Let's use the induction method.

  1. Assume we solved the problem somehow for the array of size N and know the desired sum.
  2. Let's find the solution if the element A[n+1] is added.
  3. We need to calculate the sums only for all sequences that include A[n+1].
    • A[0], A[1], A[2], ..., A[n+1]
    • A[1], A[2], ..., A[n+1]
    • ...
    • A[n], A[n+1]
    All other contiguous subsets were calculated at the previous step somehow.
  4. In order to calculate their minimums and maximums let's examine them in the reverse order.
    • A[n+1], A[n]
    • A[n+1], A[n], A[n-1]
    • ...
    • A[n+1], A[n], ..., A[0]
    This gives us an ability to iterate them and find their extremes in a single loop.
  5. So the code is
    int a[] = {1, 2, 3};
    
    long sum = 0;
    for (int i = 1; i < a.length; i++) {
        int min = a[i];
        int max = a[i];
    
        for (int j = i - 1; j >= 0; j--) {
            int current = a[j];
            if (current < min) min = current;
            if (current > max) max = current;
            sum += max - min;
        }
     }
     
     System.out.println("Sum = " + sum);
    
  6. The solution complexity is O(n^2) as there are two nested loops.
Andriy Slobodyanyk
  • 1,965
  • 14
  • 15
  • I got lost somehow on the path from the Induction method to the final code, somewhere between step 3 and 5. Nevertheless, the code works, so the reason must be my limited capabilities … – tquadrat Dec 21 '21 at 11:57
1

You can achieve this using stream:

public static int difference(int[] arr) {
    int size = arr.length;
    
    return IntStream.range(0, size)
            .flatMap(i -> IntStream.range(i + 1, size)
                    .mapToObj(j -> Arrays.stream(arr, i, j + 1).summaryStatistics())
                    .mapToInt(stat -> stat.getMax() - stat.getMin()))
            .sum();
}

Alternatively, as noticed by @kcsquared, you can use 2 stream, one for max sum and the other for min sum, and subtract them. This approach also avoids unnecessary boxing and unboxing.

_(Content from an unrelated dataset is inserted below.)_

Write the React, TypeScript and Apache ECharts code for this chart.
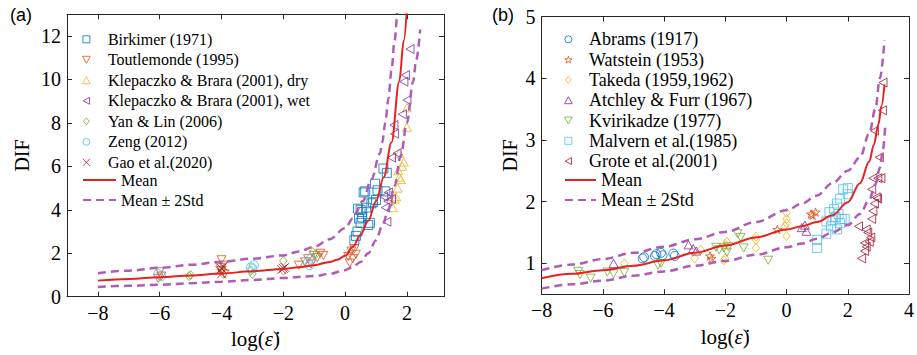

public static int difference2(int[] arr) {
    int size = arr.length;
            
    int max = IntStream.range(0, size)
            .flatMap(i -> IntStream.range(i + 1, size)
                    .map(j -> Arrays.stream(arr, i, j + 1).max().getAsInt()))
            .sum();
    
    int min = IntStream.range(0, size)
            .flatMap(i -> IntStream.range(i + 1, size)
                    .map(j -> Arrays.stream(arr, i, j + 1).min().getAsInt()))
            .sum();
    return max - min;
}
Oboe
  • 2,643
  • 2
  • 9
  • 17
0

Since the proposed partial solution is already paying the sort cost, an initial time optimization could pre transform the input arr to a list of (i, arr[i]), then sort by the arr[i]values & in the for loop skip over sorted_tuple_arr with non consecutive i values.

eliangius
  • 326
  • 3
  • 10